You’re on vacation, driving around on the Red Planet. What catches your eye? What’s worthy of a photo?
NASA’s Mars 2020 Perseverance rover has snapped over 200,000 images since it landed on Mars in February 2021. The rover is equipped with 23 cameras, and two of the largest and most capable are the Mastcam-Z cameras.
Arizona State University Professor Jim Bell is NASA’s principal investigator for Mastcam-Z. Its two cameras are inside the box that looks like a rectangular crow’s nest atop the rover’s pivoting mast.
Learning by looking
Perseverance has now traveled more than 8 miles on Mars. Like any good adventure, it has served up some surprises.
Its Jezero Crater landing site was chosen because it’s on an ancient lake bed — the kind of place where you would expect to find lake bed sediments.
“And what we found is a lot of textures that match what we see when we go look at volcanic terrains on the Earth, lava flows or places where lava has come out of the ground or been erupted,” Bell says. “We see, for example, textures that look like pahoehoe lava flows on the island of Hawaii or Iceland. We see places where it looks like the flows have banded around obstacles and swerved almost in a fluid-dynamic kind of way.”
Bell is a planetary scientist who teaches in the School of Earth and Space Exploration.

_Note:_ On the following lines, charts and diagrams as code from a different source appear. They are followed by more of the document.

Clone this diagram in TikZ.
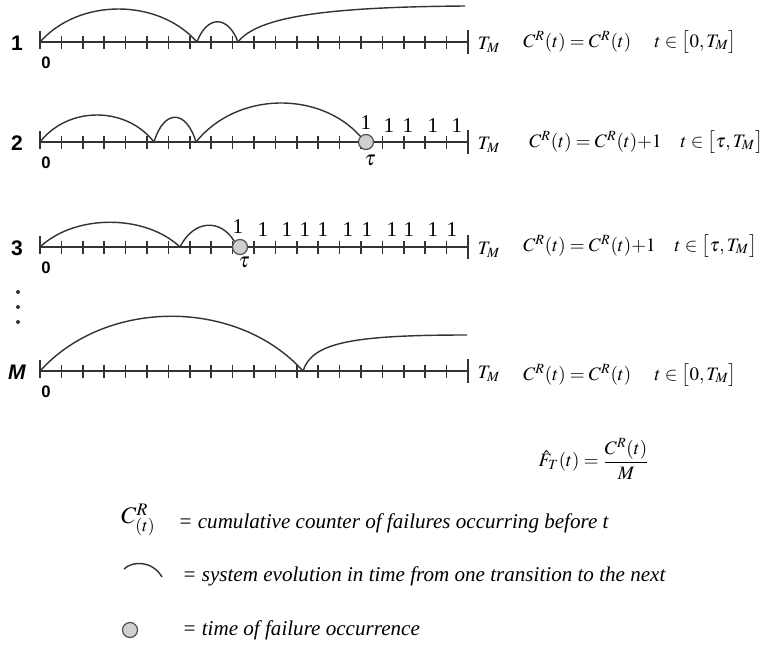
\documentclass[tikz,border=0pt]{standalone}
\usepackage{amsmath}
\usepackage{mathptmx}
\usepackage[no-math]{fontspec}
\setmainfont{Liberation Serif}
\newfontfamily\arialfont{Liberation Sans}
\usepackage{tikz}
\usetikzlibrary{positioning}
\definecolor{ink}{HTML}{333333}
\definecolor{failfill}{HTML}{D0D0D0}
\tikzset{
  axisline/.style={ink,line width=1.2pt},
  tickmark/.style={ink,line width=1pt},
  evo/.style={ink,line width=0.8pt},
  failpt/.style={circle,draw=ink!85,fill=failfill,line width=0.7pt,minimum size=0.3cm,inner sep=0pt},
  rowlab/.style={font=\arialfont\bfseries\fontsize{12}{14}\selectfont},
  zerolab/.style={font=\arialfont\bfseries\fontsize{9.5}{11}\selectfont},
  onelab/.style={font=\fontsize{12}{14}\selectfont,inner sep=0pt},
  eqn/.style={font=\fontsize{10.8}{13}\selectfont,inner sep=0pt},
  legtext/.style={font=\itshape\fontsize{12}{14}\selectfont,inner sep=0pt,anchor=base west}
}

\begin{document}
\begin{tikzpicture}[x=0.02cm,y=-0.02cm]
\useasboundingbox (0,0) rectangle (764,646);
% time axes of the runs
\foreach \y/\lab in {42/1,142/2,247/3,371/\textit{M}}{
  \draw[axisline] (40,\y)--(468,\y);
  \draw[axisline] (40,\y-11)--(40,\y+7);
  \draw[axisline] (468,\y-12)--(468,\y+12);
  \foreach \i in {1,...,19} \draw[tickmark] ({40+21.4*\i},\y-6.5)--++(0,13);
  \node[rowlab] (row\y) at (17,\y+1) {\lab};
  \node[zerolab] (zero\y) at (46,\y+21) {0};
  \node[eqn] (tm\y) at (489,\y+3) {$T_M$};
}
\foreach \d in {292,307,322} \fill[ink] (18,\d) circle (2);
% failures
\node[failpt] (tau2) at (366,142) {};
\node[eqn,font=\fontsize{12}{14}\selectfont] (taulab2) at (370,160) {$\tau$};
\node[failpt] (tau3) at (240,247) {};
\node[eqn,font=\fontsize{12}{14}\selectfont] (taulab3) at (244,262) {$\tau$};
% run 1
\draw[evo] (40,42) .. controls (79,-2) and (158,-2) .. (197,42);
\draw[evo] (197,42) .. controls (207,15) and (228,15) .. (238,42);
\draw[evo] (238,42) .. controls (258,16) and (330,7) .. (465,6);
% run 2
\draw[evo] (40,142) .. controls (68,106) and (126,106) .. (154,142);
\draw[evo] (154,142) .. controls (164,109) and (186,109) .. (196,142);
\draw[evo] (196,142) .. controls (237,91) and (320,91) .. (tau2.135);
% run 3
\draw[evo] (40,247) .. controls (75,214) and (145,214) .. (180,247);
\draw[evo] (180,247) .. controls (194,219) and (221,219) .. (tau3.135);
% run M
\draw[evo] (40,371) .. controls (106,298) and (237,298) .. (303,371);
\draw[evo] (303,371) .. controls (312,343) and (350,335) .. (467,335);
% counted failures
\foreach \x/\yy in {366/123,389/126,408/126,433/126,457/126}
  \node[onelab] at (\x,\yy) {1};
\foreach \x/\yy in {238/227,263/230,287/230,305/230,323/230,348/230,367/230,392/230,409/230,433/230,452/230}
  \node[onelab] at (\x,\yy) {1};
% estimates
\node[eqn,anchor=base west] (eq1) at (523,47) {$C^{R}(t)=C^{R}(t)\quad\; t\in\bigl[0,T_M\bigr]$};
\node[eqn,anchor=base west] (eq2) at (529,147) {$C^{R}(t)=C^{R}(t){+}1\quad t\in\bigl[\tau,T_M\bigr]$};
\node[eqn,anchor=base west] (eq3) at (523,251) {$C^{R}(t)=C^{R}(t){+}1\quad t\in\bigl[\tau,T_M\bigr]$};
\node[eqn,anchor=base west] (eqM) at (523,380) {$C^{R}(t)=C^{R}(t)\quad\; t\in\bigl[0,T_M\bigr]$};
\node[eqn] (fhat) at (594,459) {$\hat{F}_T(t)=\dfrac{C^{R}(t)}{M}$};
% legend
\node[eqn,font=\fontsize{13.5}{15}\selectfont,anchor=west] (legC) at (121,520) {$C^{R}_{(t)}$};
\node[legtext] (legCt) at (178,528) {= cumulative counter of failures occurring before t};
\draw[evo] (124,569) .. controls (132,561) and (152,560) .. (162,577);
\node[legtext] (legEt) at (182,581) {= system evolution in time from one transition to the next};
\node[failpt] (legF) at (130,630) {};
\node[legtext] (legFt) at (182,635) {= time of failure occurrence};
\end{tikzpicture}
\end{document}
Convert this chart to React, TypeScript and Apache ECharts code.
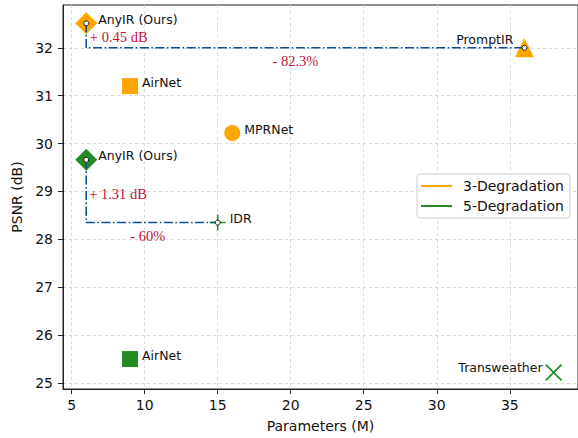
import React, { useEffect, useRef } from "react";
import * as echarts from "echarts";

const methods3 = ["AnyIR (Ours)", "AirNet", "MPRNet", "PromptIR"];
const params3 = [6, 9, 16, 36];
const psnr3 = [32.51, 31.2, 30.22, 32.0];
const symbols3 = ["diamond", "rect", "circle", "triangle"];

const methods5 = ["AnyIR (Ours)", "AirNet", "IDR", "Transweather"];
const params5 = [6, 9, 15, 38];
const psnr5 = [29.66, 25.5, 28.35, 25.22];
const symbols5 = ["diamond", "rect", "plus", "cross"];

const xTicks = [5, 10, 15, 20, 25, 30, 35];
const yTicks = [25, 26, 27, 28, 29, 30, 31, 32];

const annotTexts = ["+ 0.45 dB", "- 82.3%", "+ 1.31 dB", "- 60%"];
const annotX = [6.25, 20.32, 6.2, 10.22];
const annotY = [32.23, 31.715, 28.946, 28.068];

const ORANGE = "#FFA500";
const GREEN = "#228B22";
const NAVY = "#104E8B";
const RED = "#C4123A";

const PLUS = "path://M7.2,0 H8.8 V7.2 H16 V8.8 H8.8 V16 H7.2 V8.8 H0 V7.2 H7.2 Z";
const CROSS =
  "path://M0,1.1 L1.1,0 L8,6.9 L14.9,0 L16,1.1 L9.1,8 L16,14.9 L14.9,16 L8,9.1 L1.1,16 L0,14.9 L6.9,8 Z";

function symbolFor(name: string) {
  if (name === "plus") return PLUS;
  if (name === "cross") return CROSS;
  return name;
}
function sizeFor(name: string) {
  if (name === "diamond") return 22;
  if (name === "triangle") return 19;
  if (name === "plus") return 16;
  if (name === "cross") return 17;
  return 16;
}

export default function App() {
  const ref = useRef<HTMLDivElement>(null);
  useEffect(() => {
    if (!ref.current) return;
    const chart = echarts.init(ref.current, null, { renderer: "svg" });
    const font = "DejaVu Sans";

    const labelItems = (
      names: string[],
      xs: number[],
      ys: number[]
    ) =>
      names.map((n, i) => {
        const item: any = { value: [xs[i], ys[i]], name: n };
        if (n === "PromptIR") {
          item.label = { position: "left", distance: 11, offset: [0, -8] };
        } else if (n === "Transweather") {
          item.label = { position: "left", distance: 11, offset: [0, -5] };
        }
        return item;
      });

    const option: any = {
      animation: false,
      textStyle: { fontFamily: font },
      grid: {
        left: 63,
        top: 5,
        width: 518,
        height: 386,
        show: true,
        borderColor: "#222",
        borderWidth: 1,
        backgroundColor: "transparent",
      },
      legend: {
        orient: "vertical",
        left: 417,
        top: 174,
        selectedMode: false,
        data: [
          { name: "3-Degradation", icon: "rect" },
          { name: "5-Degradation", icon: "rect" },
        ],
        itemWidth: 31,
        itemHeight: 2,
        itemGap: 6,
        padding: [5, 6, 5, 4],
        borderColor: "#cccccc",
        borderWidth: 1,
        borderRadius: 3,
        backgroundColor: "rgba(255,255,255,0.85)",
        textStyle: {
          fontFamily: font,
          fontSize: 14,
          color: "#111",
          padding: [0, 0, 0, 6],
        },
      },
      xAxis: {
        type: "value",
        min: 4.41,
        max: 39.67,
        name: "Parameters (M)",
        nameLocation: "middle",
        nameGap: 30,
        nameTextStyle: { fontFamily: font, fontSize: 14, color: "#111" },
        axisLine: { show: true, lineStyle: { color: "#222", width: 1 } },
        axisTick: {
          show: true,
          length: 5,
          customValues: xTicks,
          lineStyle: { color: "#222" },
        },
        axisLabel: {
          customValues: xTicks,
          fontFamily: font,
          fontSize: 14,
          color: "#111",
          margin: 9,
        },
        splitLine: {
          show: true,
          lineStyle: { color: "#cfcfcf", type: [3, 3], width: 0.8 },
        },
      },
      yAxis: {
        type: "value",
        min: 24.875,
        max: 32.893,
        name: "PSNR (dB)",
        nameLocation: "middle",
        nameGap: 32,
        nameTextStyle: { fontFamily: font, fontSize: 14, color: "#111" },
        axisLine: { show: true, lineStyle: { color: "#222", width: 1 } },
        axisTick: {
          show: true,
          length: 5,
          customValues: yTicks,
          lineStyle: { color: "#222" },
        },
        axisLabel: {
          customValues: yTicks,
          fontFamily: font,
          fontSize: 14,
          color: "#111",
          margin: 10,
        },
        splitLine: {
          show: true,
          lineStyle: { color: "#cfcfcf", type: [3, 3], width: 0.8 },
        },
      },
      series: [
        {
          name: "3-Degradation",
          type: "scatter",
          itemStyle: { color: ORANGE, opacity: 1 },
          data: methods3.map((n, i) => ({
            name: n,
            value: [params3[i], psnr3[i]],
            symbol: symbolFor(symbols3[i]),
            symbolSize: sizeFor(symbols3[i]),
          })),
          z: 2,
        },
        {
          name: "5-Degradation",
          type: "scatter",
          itemStyle: { color: GREEN, opacity: 1 },
          data: methods5.map((n, i) => ({
            name: n,
            value: [params5[i], psnr5[i]],
            symbol: symbolFor(symbols5[i]),
            symbolSize: sizeFor(symbols5[i]),
          })),
          z: 2,
        },
        {
          type: "line",
          symbol: "none",
          silent: true,
          lineStyle: { color: NAVY, width: 1.6, type: [9, 2.5, 1.6, 2.5] },
          data: [
            [params3[0], psnr3[0]],
            [params3[0], psnr3[3]],
            [params3[3], psnr3[3]],
          ],
          z: 3,
        },
        {
          type: "line",
          symbol: "none",
          silent: true,
          lineStyle: { color: NAVY, width: 1.6, type: [9, 2.5, 1.6, 2.5] },
          data: [
            [params5[0], psnr5[0]],
            [params5[0], psnr5[2]],
            [params5[2], psnr5[2]],
          ],
          z: 3,
        },
        {
          type: "scatter",
          symbol: "circle",
          symbolSize: 5,
          itemStyle: { color: "#fff", borderColor: "#111", borderWidth: 1, opacity: 1 },
          data: [
            [params3[0], psnr3[0]],
            [params3[3], psnr3[3]],
            [params5[0], psnr5[0]],
            [params5[2], psnr5[2]],
          ],
          z: 4,
        },
        {
          type: "scatter",
          symbolSize: 0,
          silent: true,
          itemStyle: { opacity: 1 },
          label: {
            show: true,
            position: "right",
            distance: 12,
            offset: [0, -4],
            formatter: (p: any) => p.name,
            fontFamily: font,
            fontSize: 12.5,
            color: "#111",
          },
          data: [
            ...labelItems(methods3, params3, psnr3),
            ...labelItems(methods5, params5, psnr5),
          ],
          z: 5,
        },
        {
          type: "scatter",
          symbolSize: 0,
          silent: true,
          itemStyle: { opacity: 1 },
          label: {
            show: true,
            position: "right",
            distance: 0,
            formatter: (p: any) => p.name,
            fontFamily: "Liberation Serif",
            fontSize: 14.5,
            color: RED,
          },
          data: annotTexts.map((t, i) => {
            const item: any = { name: t, value: [annotX[i], annotY[i]] };
            if (t.startsWith("-")) {
              item.label = { position: "inside" };
            }
            return item;
          }),
          z: 5,
        },
      ],
    };
    chart.setOption(option);
    return () => chart.dispose();
  }, []);
  return (
    <div
      ref={ref}
      style={{ position: "absolute", left: 0, top: 0, width: 578, height: 438 }}
    />
  );
}
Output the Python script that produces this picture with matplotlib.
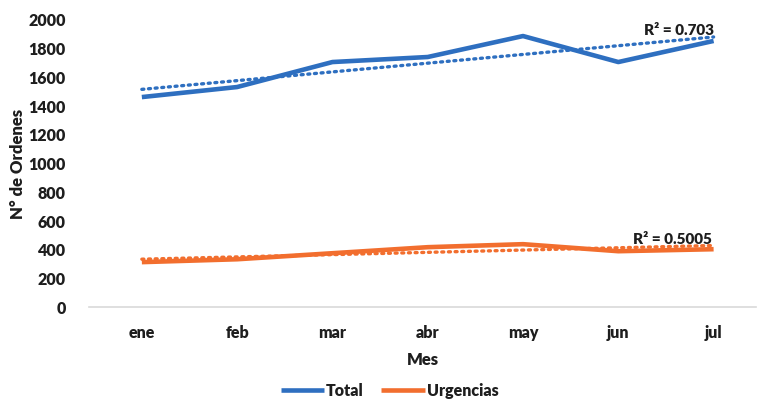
import numpy as np
import matplotlib
matplotlib.use("Agg")
import matplotlib.pyplot as plt

plt.rcParams['font.family'] = ['Lato', 'DejaVu Sans']

meses = ['ene', 'feb', 'mar', 'abr', 'may', 'jun', 'jul']
total = [1463, 1533, 1707, 1742, 1888, 1707, 1854]
urgencias = [314, 334, 376, 418, 439, 390, 404]
r2_total = 'R² = 0.703'
r2_urg = 'R² = 0.5005'

blue = '#2E6FC0'
orange = '#F26E2E'
ink = '#1e1e1e'
wt = 'heavy'

fig = plt.figure(figsize=(7.58, 3.99), dpi=100)
ax = fig.add_axes([0.118, 0.23, 0.88, 0.72])

x = np.arange(len(meses))

# tendencias lineales
for serie, col in [(total, blue), (urgencias, orange)]:
    m, b = np.polyfit(x, serie, 1)
    ax.plot(x, m * x + b, color=col, lw=2.4, ls=(0, (0.6, 1.4)),
            dash_capstyle='round')

ax.plot(x, total, color=blue, lw=3.3, label='Total', solid_capstyle='butt')
ax.plot(x, urgencias, color=orange, lw=3.3, label='Urgencias', solid_capstyle='butt')

ax.text(6.0, 1880, r2_total, ha='right', va='bottom', fontsize=11,
        fontweight=wt, color=ink)
ax.text(5.98, 425, r2_urg, ha='right', va='bottom', fontsize=11,
        fontweight=wt, color=ink)

ax.set_xlim(-0.55, 6.45)
ax.set_ylim(0, 2000)
ax.set_yticks(range(0, 2001, 200))
ax.set_xticks(x)
ax.set_xticklabels(meses)
for s in ['top', 'right', 'left']:
    ax.spines[s].set_visible(False)
ax.spines['bottom'].set_color('#d9d9d9')
ax.spines['bottom'].set_linewidth(1.2)
ax.tick_params(length=0, labelsize=11.5, colors=ink)
ax.tick_params(axis='x', pad=13)
ax.tick_params(axis='y', pad=17)
for lab in ax.get_xticklabels() + ax.get_yticklabels():
    lab.set_fontweight(wt)

ax.set_xlabel('Mes', fontsize=12, fontweight=wt, color=ink, labelpad=8)
ax.set_ylabel('N° de Ordenes', fontsize=12, fontweight=wt, color=ink, labelpad=2)

leg = fig.legend(loc='lower center', bbox_to_anchor=(0.514, -0.035), ncol=2,
                 frameon=False, fontsize=11.5, handlelength=2.7,
                 handletextpad=0.15, columnspacing=1.1)
for t in leg.get_texts():
    t.set_fontweight(wt)
    t.set_color(ink)

fig.savefig('out.png', dpi=100)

“And this was cool to geologists to see volcanic kinds of features,” Bell says. “Most of us were expecting to see lake bed sediments, and they're probably there, maybe buried under these volcanic rocks. Maybe the volcanic rocks came later. We know that there's lake sediments there because there's a giant delta right next to us that we've also taken spectacular images of. But still, you know, a bit surprising to not get exactly what we're expecting to see.”
Video by Stephen Filmer
Pictures pick what’s worth bringing back
One goal for Perseverance is to look for possible signs of past life on Mars. To do that, scientists need to look close.
Mastcam-Z has two cameras, which can zoom in and out and be used to create three-dimensional stereo images. This is a first for cameras on Mars, and it is a significant help in understanding rocks, dust and other geological and meteorological features on the surface.
One of the most important roles for the Mastcam-Z team is to create images that help NASA make choices about which core samples will be worth bringing back to Earth.
“We know that some of the samples we'll be bringing back are likely volcanic rocks, which means we can take them into laboratories like the labs here in SESE and do absolute age dating and other, all kinds of detailed geochemistry on them,” Bell says. “So, unexpected, but exciting results.”
Those samples are part of Mars Sample Return (MSR), which will involve a separate lander-and-launcher to bring them to Earth. School of Earth and Space Director Meenakshi Wadhwa is the program scientist for MSR. NASA and the European Space Agency are planning technology that is expected to collect and transport the samples in the early 2030s.
Next moves
To get ready for sample return, Mastcam-Z’s next role will be helping locate and create a contingency sample site.
“Sometime in the next month or so, we will take roughly half of the samples that we've collected so far and place them in a pretty boring flat area right in front of the delta,” Bell says.
This site is a "just-in-case" backup plan by NASA, in the event the rover doesn’t survive as long as hoped.
“And they'll be there for the sample return lander and the fetch helicopters that land to pick up and put into the rocket, which will go into Mars orbit, catch up with the orbiter and bring back to the Earth,” Bell says.
After that, it’s on the road again for Mastcam-Z. The 2023 travel calendar for Perseverance is to drive to the top of the delta above Jezero Crater. Expect the spectacular — and maybe a few new surprises.
An earlier version of this story had an incorrect month for the Perseverance rover's landing. It launched in July 2020 and landed in February 2021.